Uncle Don and Aunt Ruth lived in the house my Great Grandfather built and all the family linen treasures were still in bureau drawers, storage closets and the attic of the huge, three story house. Aunt Ruth was in a nursing home after a debilitating stroke and Uncle Don’s health was failing. I knew that he could use the money and even though he tried to refuse it and just give me the things I asked for, I made him accept the check. Also, so no one could say I took advantage of the soft spot that I knew Uncle Don always had for me.
The following spring, the house and the entire contents were sold at auction while I was studying abroad, so I have always been glad that I took the opportunity to ask for the quilts when I did.
This is one of the quilts that I got.
It is my understanding that it was made by my Aunt Ruth, from new yard goods. It was a project that she worked on while she was with my grandmother in the hospital during my grandmother’s final illness in the late 40's. It is the one of the few family quilts that I recall seeing that was not made predominately from scraps or feedsacks.
The finish of the fabric is a polished sateen.
The quilting is done in a small grid with the applique pieces outlined.This is not one of the quilts that we pulled out of the cabinet in the winter to sleep under!
This one was!
I always refer to this one as a ‘postage stamp’ quilt because of the small pieces, but I am not sure if that is what other people would call it.

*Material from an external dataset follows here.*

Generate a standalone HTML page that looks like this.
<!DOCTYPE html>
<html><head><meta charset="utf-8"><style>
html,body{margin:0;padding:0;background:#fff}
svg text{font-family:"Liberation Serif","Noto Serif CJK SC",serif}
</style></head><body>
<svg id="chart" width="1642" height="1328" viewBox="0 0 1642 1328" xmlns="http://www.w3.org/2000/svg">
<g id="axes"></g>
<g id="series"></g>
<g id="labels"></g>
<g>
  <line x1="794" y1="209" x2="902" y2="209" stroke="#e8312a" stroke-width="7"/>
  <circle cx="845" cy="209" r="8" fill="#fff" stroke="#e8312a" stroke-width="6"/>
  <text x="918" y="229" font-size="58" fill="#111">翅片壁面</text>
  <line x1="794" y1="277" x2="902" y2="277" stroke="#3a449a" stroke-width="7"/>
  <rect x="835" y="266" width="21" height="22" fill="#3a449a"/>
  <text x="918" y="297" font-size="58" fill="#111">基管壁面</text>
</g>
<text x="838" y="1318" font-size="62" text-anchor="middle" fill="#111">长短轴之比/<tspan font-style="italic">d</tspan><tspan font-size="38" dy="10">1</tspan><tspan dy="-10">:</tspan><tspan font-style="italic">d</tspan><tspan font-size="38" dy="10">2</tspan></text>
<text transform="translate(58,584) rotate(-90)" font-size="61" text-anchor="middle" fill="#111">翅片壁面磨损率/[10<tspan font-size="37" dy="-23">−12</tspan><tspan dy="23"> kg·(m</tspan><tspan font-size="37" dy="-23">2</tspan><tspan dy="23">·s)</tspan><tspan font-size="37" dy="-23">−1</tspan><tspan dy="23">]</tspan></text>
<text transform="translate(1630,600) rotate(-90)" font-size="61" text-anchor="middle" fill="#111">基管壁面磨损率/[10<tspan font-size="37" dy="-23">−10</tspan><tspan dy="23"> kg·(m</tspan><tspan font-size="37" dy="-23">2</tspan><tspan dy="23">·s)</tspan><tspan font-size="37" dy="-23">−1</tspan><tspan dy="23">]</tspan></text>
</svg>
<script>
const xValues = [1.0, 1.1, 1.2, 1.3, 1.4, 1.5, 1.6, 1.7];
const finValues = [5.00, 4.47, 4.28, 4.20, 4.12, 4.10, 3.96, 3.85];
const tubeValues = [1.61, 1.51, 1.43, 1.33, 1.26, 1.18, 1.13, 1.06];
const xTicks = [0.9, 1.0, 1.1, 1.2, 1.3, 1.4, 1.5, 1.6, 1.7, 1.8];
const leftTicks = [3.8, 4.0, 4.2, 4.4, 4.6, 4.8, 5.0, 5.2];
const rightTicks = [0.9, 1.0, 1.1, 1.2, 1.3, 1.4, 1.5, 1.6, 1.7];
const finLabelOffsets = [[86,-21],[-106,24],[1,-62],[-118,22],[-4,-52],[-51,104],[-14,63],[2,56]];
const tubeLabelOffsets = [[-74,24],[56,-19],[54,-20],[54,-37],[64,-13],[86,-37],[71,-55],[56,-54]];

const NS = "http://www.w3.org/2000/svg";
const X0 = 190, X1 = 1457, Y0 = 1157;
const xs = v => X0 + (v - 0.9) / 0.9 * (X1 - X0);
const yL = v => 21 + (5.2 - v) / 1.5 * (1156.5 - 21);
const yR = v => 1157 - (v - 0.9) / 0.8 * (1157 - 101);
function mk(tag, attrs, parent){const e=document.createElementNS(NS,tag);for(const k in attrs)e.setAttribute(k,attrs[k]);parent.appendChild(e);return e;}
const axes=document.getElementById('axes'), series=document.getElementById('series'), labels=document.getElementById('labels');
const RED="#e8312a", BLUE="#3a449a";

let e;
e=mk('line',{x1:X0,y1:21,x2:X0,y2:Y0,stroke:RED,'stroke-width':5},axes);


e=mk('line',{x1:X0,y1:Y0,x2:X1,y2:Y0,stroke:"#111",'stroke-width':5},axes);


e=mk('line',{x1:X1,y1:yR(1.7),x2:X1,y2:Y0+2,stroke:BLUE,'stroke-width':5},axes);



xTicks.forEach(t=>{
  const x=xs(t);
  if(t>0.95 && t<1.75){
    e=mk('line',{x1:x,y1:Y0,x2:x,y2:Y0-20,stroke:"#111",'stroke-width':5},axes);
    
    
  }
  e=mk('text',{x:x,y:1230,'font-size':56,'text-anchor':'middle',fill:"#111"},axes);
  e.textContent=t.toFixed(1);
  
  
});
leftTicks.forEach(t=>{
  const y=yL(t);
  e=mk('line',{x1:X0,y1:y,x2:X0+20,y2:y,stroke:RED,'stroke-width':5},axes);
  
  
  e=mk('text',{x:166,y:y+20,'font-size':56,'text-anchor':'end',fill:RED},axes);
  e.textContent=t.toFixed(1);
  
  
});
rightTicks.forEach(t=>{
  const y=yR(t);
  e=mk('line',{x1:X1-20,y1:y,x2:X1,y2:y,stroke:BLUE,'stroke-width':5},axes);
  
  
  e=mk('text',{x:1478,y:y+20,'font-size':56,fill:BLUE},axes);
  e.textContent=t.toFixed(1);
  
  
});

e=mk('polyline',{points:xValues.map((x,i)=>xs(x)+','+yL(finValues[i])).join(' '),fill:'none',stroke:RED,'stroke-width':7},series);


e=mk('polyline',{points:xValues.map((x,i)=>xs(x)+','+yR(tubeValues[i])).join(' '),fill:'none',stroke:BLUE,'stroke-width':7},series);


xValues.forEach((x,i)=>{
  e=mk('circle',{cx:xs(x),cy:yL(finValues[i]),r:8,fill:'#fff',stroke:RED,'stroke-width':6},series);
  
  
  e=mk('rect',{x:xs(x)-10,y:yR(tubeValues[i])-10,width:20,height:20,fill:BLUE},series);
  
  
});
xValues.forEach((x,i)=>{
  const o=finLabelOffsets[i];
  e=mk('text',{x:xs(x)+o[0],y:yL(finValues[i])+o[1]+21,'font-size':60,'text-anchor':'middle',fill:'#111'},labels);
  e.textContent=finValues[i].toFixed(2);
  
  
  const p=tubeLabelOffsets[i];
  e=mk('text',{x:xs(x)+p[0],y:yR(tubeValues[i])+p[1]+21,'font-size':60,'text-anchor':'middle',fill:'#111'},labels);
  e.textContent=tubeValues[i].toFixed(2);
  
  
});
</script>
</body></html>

When I was taking the photos, I thought that I should put something in for size reference, so I took off my ring and put it on the blue plaid square. The ring is about 3/4" diameter, so the pieces are about an inch square. This quilt shows the years of wear and laundry, but it is still impressive, I think.
In 1978, I signed up for a quilt class, but was not able to continue beyond the first lesson or two. A week ago, I signed up for a basic piecing class at a local quilt shop. It starts in November, so I have a couple of months of anticipation.
I hope this time next year, I can call myself a quilter, instead of just a wannabe!